Start of Supplied entries
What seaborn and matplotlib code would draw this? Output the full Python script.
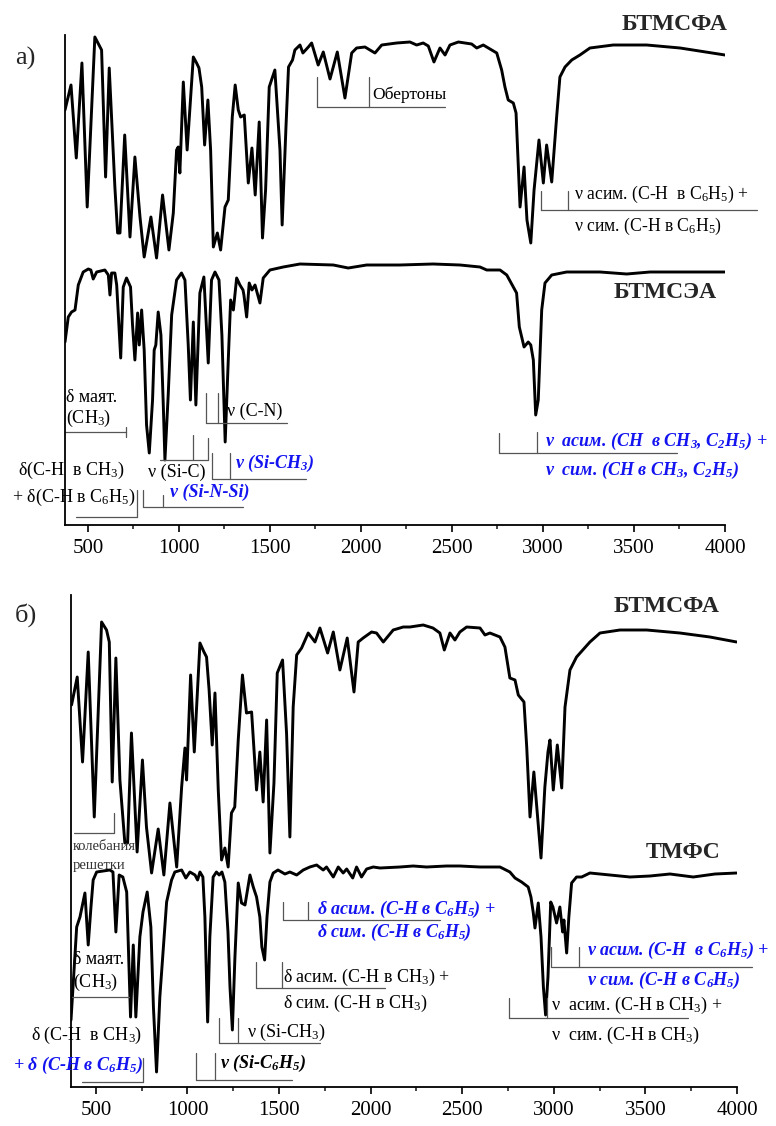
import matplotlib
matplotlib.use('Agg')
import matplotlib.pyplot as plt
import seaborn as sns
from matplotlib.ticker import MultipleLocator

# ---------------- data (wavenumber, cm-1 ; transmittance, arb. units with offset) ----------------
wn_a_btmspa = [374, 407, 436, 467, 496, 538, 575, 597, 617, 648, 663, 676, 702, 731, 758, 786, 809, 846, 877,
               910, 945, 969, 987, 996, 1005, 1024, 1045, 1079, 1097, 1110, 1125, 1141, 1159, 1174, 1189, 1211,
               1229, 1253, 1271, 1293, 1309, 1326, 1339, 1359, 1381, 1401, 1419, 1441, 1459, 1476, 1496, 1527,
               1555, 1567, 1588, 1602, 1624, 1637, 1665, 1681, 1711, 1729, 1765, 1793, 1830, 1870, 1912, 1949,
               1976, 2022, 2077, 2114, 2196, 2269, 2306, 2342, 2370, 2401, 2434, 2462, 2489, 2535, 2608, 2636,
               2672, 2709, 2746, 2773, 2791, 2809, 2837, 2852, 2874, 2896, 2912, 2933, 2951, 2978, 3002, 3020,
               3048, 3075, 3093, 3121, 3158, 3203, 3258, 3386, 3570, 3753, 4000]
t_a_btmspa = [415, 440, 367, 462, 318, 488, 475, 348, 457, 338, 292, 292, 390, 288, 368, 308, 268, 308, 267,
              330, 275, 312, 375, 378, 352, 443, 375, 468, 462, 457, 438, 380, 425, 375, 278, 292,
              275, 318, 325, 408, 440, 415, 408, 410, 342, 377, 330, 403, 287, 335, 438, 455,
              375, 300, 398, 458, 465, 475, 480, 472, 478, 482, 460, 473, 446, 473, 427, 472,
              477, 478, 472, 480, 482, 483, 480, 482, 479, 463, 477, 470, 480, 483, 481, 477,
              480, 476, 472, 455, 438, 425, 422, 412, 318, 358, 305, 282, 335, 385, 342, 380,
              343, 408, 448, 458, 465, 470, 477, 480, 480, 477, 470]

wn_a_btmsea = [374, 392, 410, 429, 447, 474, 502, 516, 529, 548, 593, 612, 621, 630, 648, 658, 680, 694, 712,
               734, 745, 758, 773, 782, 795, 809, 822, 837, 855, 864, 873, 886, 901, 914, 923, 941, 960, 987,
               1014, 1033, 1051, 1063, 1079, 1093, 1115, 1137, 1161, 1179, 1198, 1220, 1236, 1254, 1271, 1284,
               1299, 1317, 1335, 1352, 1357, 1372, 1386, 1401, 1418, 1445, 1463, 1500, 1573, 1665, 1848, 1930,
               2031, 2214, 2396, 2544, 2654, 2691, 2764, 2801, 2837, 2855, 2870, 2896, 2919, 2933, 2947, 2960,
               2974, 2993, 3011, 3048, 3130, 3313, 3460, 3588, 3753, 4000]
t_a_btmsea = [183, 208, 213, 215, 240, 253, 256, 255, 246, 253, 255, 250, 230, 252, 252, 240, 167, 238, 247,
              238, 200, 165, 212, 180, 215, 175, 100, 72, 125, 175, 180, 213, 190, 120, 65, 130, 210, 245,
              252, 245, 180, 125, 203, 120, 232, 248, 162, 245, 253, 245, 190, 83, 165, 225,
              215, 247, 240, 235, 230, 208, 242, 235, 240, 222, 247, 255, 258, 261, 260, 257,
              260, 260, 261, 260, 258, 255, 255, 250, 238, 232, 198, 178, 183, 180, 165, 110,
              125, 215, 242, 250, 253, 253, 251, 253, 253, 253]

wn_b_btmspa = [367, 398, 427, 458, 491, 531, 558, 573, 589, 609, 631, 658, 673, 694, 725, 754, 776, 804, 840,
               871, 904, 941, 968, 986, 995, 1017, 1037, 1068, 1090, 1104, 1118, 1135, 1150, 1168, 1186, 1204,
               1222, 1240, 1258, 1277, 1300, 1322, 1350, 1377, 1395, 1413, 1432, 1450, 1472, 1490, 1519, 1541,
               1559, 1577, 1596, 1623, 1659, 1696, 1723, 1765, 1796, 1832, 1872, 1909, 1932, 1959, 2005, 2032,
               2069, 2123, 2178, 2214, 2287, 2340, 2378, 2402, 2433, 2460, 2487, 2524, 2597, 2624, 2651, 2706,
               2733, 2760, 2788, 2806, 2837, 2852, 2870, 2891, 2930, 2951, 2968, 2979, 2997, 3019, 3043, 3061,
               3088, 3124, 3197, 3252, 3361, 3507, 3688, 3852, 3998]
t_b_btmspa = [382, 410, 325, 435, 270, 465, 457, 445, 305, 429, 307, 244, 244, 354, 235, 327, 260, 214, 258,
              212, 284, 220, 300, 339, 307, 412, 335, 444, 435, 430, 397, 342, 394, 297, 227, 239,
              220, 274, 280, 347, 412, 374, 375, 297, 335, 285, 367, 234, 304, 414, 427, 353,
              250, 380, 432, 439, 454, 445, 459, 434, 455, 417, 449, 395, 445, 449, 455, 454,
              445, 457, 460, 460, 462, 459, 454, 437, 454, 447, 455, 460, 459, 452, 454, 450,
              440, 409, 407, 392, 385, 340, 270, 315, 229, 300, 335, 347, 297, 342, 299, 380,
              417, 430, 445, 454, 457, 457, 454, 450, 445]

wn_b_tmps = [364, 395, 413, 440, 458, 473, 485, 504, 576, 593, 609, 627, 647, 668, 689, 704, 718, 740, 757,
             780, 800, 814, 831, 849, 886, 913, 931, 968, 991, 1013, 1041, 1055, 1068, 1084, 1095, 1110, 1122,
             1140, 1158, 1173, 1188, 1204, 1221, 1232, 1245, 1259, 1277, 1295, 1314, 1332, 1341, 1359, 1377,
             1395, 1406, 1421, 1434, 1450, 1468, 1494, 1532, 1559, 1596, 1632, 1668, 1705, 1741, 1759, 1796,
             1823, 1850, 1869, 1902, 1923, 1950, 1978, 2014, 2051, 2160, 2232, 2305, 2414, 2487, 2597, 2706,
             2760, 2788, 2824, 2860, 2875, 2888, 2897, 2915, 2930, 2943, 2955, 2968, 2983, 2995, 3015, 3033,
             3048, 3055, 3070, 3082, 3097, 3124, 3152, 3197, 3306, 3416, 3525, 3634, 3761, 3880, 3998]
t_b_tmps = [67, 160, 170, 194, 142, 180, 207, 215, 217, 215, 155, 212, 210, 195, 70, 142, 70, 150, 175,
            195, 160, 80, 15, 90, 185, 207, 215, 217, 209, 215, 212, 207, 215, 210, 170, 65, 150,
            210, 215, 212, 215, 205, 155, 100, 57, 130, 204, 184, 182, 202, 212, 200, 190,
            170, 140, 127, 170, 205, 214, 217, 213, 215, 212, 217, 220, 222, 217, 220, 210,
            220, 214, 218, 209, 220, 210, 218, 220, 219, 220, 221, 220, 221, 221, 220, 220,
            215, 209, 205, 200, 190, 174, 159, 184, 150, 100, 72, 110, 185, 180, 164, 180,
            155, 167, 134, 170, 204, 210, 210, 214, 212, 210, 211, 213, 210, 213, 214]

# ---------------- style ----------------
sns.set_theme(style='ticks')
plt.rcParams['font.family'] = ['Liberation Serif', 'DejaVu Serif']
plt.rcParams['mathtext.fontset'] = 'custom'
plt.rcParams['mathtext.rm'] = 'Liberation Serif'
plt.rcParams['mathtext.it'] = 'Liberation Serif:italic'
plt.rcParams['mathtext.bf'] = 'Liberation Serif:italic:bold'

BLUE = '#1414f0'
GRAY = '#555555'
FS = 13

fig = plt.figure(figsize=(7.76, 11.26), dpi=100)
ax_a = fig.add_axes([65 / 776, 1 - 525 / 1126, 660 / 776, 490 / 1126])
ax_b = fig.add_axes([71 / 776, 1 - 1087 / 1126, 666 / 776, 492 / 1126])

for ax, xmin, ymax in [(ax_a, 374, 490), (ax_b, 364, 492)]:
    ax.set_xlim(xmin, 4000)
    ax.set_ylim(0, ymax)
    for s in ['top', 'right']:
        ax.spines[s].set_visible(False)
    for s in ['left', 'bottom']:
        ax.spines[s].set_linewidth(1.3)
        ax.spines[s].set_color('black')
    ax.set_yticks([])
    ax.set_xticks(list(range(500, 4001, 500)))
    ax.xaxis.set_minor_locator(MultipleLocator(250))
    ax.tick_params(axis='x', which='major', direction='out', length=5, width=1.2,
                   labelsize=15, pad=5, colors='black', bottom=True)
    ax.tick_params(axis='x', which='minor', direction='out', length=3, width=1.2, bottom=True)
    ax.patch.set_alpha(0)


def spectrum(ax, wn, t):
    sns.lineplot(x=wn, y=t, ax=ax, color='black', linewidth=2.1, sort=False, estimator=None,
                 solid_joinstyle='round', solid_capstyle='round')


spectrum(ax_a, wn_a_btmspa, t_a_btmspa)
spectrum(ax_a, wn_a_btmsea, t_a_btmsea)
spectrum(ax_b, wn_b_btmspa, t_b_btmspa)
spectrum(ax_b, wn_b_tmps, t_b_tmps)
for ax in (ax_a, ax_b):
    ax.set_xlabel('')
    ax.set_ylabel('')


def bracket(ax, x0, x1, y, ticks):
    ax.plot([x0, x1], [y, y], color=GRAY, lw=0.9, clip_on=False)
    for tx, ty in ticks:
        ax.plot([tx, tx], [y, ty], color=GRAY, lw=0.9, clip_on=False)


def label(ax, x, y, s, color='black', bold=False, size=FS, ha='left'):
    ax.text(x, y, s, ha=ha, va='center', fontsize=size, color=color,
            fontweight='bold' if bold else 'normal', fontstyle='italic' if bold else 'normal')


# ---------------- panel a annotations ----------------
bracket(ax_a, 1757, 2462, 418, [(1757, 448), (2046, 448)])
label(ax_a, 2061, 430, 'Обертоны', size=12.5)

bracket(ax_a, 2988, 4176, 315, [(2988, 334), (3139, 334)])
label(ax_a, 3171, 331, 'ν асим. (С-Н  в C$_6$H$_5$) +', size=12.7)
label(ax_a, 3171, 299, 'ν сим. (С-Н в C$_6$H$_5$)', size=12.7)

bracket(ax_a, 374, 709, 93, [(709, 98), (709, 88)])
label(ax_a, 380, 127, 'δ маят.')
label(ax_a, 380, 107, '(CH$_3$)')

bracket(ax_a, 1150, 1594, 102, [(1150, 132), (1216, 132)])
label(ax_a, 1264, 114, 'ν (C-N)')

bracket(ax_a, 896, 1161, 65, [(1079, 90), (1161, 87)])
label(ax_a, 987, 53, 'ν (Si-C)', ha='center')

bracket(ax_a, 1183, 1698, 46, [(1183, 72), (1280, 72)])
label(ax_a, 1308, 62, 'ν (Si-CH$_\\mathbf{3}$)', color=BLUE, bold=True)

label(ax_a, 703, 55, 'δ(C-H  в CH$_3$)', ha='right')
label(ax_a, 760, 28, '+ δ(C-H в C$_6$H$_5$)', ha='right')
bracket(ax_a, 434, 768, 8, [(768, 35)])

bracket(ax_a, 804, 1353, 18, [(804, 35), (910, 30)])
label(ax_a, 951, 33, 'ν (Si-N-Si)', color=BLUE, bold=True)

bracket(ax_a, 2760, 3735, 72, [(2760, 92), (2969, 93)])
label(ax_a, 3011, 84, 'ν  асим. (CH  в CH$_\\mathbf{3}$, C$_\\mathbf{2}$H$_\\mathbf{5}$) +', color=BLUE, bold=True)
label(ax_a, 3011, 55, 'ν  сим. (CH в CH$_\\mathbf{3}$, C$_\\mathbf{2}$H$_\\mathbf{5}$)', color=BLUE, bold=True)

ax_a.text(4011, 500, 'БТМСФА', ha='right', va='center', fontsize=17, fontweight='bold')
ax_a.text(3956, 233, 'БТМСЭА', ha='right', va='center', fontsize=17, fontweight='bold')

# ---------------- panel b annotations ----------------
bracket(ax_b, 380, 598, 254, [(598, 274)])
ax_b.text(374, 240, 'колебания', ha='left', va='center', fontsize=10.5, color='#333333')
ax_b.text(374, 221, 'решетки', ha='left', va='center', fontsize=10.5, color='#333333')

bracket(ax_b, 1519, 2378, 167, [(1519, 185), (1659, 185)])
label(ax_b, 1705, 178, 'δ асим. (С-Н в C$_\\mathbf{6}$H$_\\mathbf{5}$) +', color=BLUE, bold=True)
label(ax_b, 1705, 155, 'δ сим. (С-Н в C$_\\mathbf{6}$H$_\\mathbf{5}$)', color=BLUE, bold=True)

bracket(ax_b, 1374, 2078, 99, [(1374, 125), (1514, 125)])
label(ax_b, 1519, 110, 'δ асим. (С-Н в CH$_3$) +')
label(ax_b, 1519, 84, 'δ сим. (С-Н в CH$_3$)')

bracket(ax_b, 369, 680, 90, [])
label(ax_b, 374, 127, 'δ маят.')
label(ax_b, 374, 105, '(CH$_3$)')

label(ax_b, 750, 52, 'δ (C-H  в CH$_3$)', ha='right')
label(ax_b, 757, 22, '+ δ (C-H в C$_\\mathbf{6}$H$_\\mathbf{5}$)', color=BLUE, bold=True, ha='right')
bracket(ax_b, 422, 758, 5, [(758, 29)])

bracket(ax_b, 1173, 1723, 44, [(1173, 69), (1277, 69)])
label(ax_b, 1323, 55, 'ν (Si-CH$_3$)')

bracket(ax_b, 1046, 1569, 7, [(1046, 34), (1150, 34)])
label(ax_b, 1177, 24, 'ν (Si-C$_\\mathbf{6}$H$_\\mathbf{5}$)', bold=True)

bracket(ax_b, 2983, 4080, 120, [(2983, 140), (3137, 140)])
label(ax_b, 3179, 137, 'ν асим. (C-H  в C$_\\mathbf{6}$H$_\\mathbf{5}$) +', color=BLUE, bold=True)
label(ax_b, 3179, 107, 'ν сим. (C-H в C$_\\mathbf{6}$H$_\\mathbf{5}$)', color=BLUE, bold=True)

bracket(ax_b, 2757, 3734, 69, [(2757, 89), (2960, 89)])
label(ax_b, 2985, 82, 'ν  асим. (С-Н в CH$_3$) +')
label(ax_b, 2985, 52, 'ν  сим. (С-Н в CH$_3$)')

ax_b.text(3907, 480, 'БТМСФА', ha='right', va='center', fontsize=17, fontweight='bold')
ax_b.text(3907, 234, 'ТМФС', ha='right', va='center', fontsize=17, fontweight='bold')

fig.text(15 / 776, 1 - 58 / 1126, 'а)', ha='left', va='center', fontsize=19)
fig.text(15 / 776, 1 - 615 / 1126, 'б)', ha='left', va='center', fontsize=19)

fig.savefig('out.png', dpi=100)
End of Supplied entries
Start of Supplied entries
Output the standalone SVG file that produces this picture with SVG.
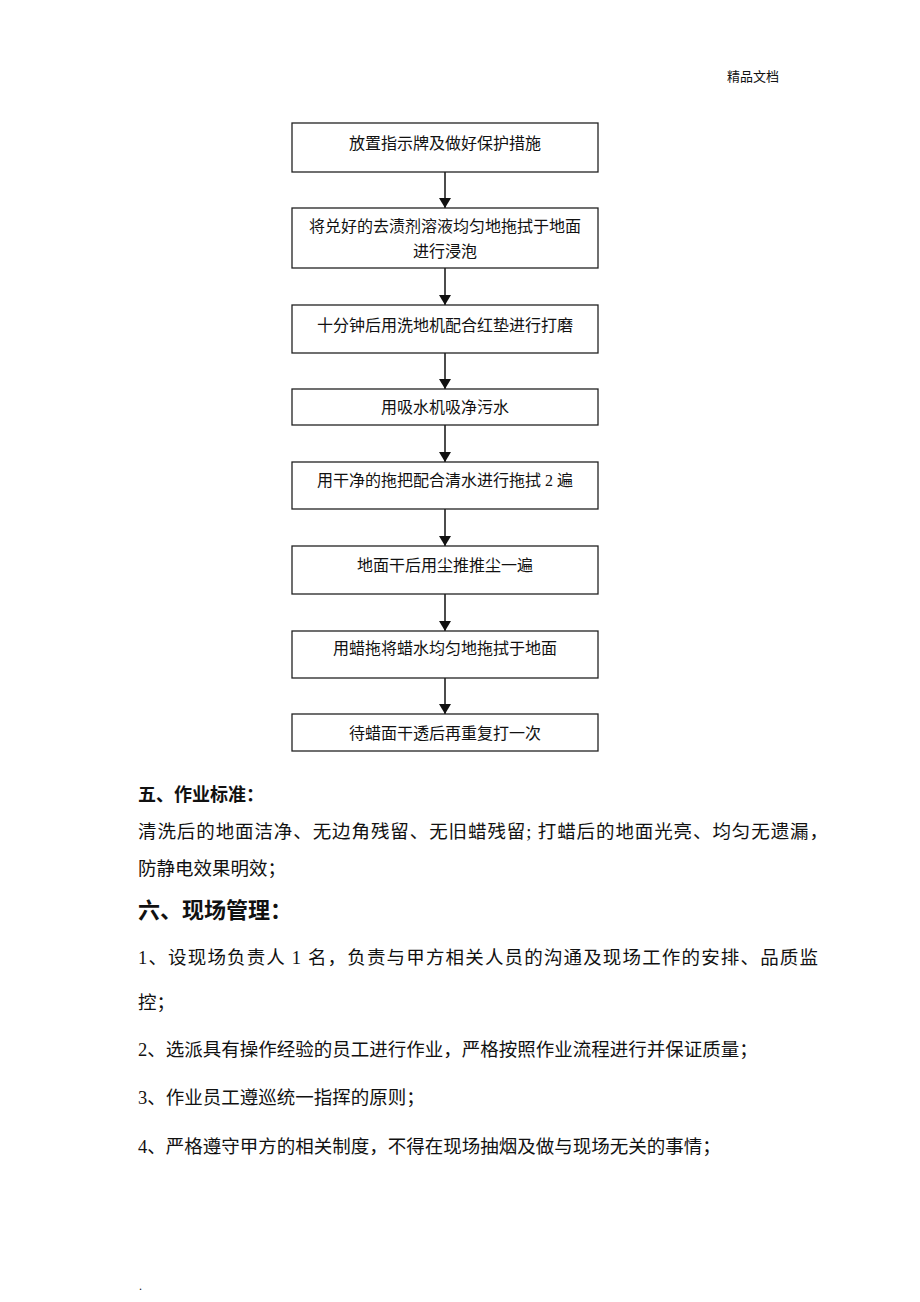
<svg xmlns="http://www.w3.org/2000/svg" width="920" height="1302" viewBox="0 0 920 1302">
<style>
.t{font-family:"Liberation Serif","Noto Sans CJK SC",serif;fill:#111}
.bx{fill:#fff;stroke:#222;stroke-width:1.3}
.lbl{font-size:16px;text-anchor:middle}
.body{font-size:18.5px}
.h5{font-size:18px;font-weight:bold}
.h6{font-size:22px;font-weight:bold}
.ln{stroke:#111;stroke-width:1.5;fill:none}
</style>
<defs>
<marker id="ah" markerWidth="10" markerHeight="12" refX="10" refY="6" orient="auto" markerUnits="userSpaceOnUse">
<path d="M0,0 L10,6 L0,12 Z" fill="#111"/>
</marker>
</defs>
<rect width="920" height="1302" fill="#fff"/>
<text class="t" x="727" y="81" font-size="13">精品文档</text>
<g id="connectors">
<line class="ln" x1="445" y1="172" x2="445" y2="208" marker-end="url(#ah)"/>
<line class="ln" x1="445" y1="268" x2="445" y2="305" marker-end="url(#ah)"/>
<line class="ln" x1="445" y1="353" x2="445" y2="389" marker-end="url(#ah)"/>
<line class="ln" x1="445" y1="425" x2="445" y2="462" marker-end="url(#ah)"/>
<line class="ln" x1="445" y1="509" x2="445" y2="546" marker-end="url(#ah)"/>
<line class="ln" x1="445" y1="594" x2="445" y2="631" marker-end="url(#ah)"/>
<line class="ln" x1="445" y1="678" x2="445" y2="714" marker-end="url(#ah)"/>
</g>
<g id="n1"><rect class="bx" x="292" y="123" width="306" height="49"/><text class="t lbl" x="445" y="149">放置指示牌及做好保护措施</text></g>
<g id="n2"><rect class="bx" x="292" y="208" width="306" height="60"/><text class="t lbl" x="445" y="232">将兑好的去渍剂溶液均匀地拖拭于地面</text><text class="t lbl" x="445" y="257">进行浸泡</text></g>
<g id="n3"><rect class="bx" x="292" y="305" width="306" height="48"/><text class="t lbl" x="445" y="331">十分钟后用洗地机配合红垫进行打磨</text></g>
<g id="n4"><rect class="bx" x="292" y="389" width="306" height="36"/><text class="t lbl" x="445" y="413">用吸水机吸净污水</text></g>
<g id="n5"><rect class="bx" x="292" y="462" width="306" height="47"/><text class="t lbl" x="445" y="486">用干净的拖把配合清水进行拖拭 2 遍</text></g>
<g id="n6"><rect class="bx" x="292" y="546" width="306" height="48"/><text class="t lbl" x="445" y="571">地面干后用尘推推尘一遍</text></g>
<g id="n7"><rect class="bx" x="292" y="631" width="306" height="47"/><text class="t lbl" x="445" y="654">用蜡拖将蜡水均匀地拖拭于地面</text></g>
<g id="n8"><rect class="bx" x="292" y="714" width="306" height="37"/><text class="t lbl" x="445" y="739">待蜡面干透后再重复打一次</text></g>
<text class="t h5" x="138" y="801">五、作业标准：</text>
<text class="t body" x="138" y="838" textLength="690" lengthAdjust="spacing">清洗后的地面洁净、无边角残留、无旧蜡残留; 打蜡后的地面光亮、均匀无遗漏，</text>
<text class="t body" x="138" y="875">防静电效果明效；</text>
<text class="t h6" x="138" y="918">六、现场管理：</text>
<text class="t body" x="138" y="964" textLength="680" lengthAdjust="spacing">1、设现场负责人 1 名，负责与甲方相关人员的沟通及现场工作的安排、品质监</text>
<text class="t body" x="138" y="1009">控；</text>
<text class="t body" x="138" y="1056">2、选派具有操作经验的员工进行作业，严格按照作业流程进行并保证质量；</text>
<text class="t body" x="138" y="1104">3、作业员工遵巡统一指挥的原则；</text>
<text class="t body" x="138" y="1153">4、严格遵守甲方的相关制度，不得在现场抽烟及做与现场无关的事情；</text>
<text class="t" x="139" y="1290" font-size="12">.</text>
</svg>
End of Supplied entries
### Exercise requirements
Look above and copy only the lines from the one holding "What seaborn and" to the one holding "from matplotlib.ticker import MultipleLocator", both included, exactly, minus the pictures.

### Response
What seaborn and matplotlib code would draw this? Output the full Python script.
import matplotlib
matplotlib.use('Agg')
import matplotlib.pyplot as plt
import seaborn as sns
from matplotlib.ticker import MultipleLocator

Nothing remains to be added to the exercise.